The undead are a recurring theme in many video games, including Left 4 Dead, Resident Evil and Plants
vs, Zombies. Zombie-related downloadable content (DLC) have been released for many games as well, including Red Dead Redemption: Undead Nightmare and Call of Duty:World at War: Zombies and it’s sequel Black Ops: Zombies.
On September 8th, 2006, artist Jillian McDonald exhibited several works of art featuring zombies at the Art Moving Projects gallery in Williamsburg, Brooklyn. As of November 21st, 2012, over 670,000 deviations have been submitted to the art-sharing website DeviantArt under the tag “#zombie.”
Zombie Jesus is a joke mocking the Christian story of Jesus’ resurrection after being crucified on a cross, saying that he could only have arisen from the dead by becoming a zombie. The first use of the phrase “zombie Jesus” was used in an episode of the animated television show Futurama in November of 1999.
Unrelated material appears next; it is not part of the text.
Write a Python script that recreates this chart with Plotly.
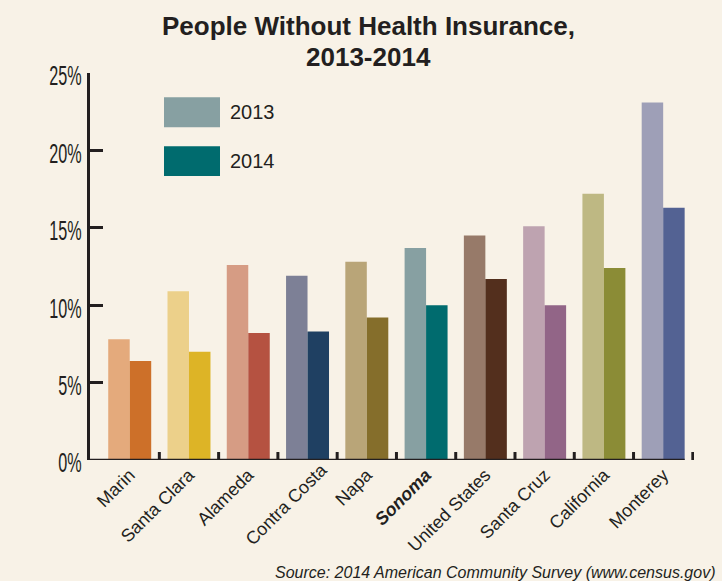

DOOM: Repercussions of Evil
DOOM: Repercussions of Evil is an avant garde work of amateur fan fiction by Fanfiction.net user Peter Chimaera, which gained a cult following online after being published in March of 2002. At the end of the story, the protagonist John turns into a zombie.
The Rocket Propelled Chainsaw is a fictional weapon invented for the sole purpose of killing large amounts of zombies. It was popularized online after a mock diagram (shwon below) was posted to the Military Photos website in December of 2005.
I Like Turtles
On May 31st, 2007, a young boy wearing zombie makeup named Jonathan Ware (aka Zombie Kid) was interviewed during a live television broadcast at the Rose Festival in Portland, Oregon. When asked what he thought about his face paint, Ware responded with the phrase “I like turtles” (shown below).
Zombie McCain, is a photoshop meme featuring an exploitable image of the senior United States Senator from Arizona John McCain sticking his tongue out while walking behind President Barack Obama. The series took off shortly after the picture was taken following the third and final presidential debate in October of 2008.
Anti-Zombie Fortress is the nickname given to an abandoned coal mine in Fukuoka Prefecture, Japan, which became the subject of parodies and discussions on the social news site Reddit in April of 2011.
Miami Zombie. is the nickname given to deceased Miami resident Rudy Eugene, who viciously attacked and cannibalized the homeless man Ronald Poppo in May of 2012. The horrific story was heavily discussed in news media and online, with many people joking that the attack was a sign of the zombie apocalypse.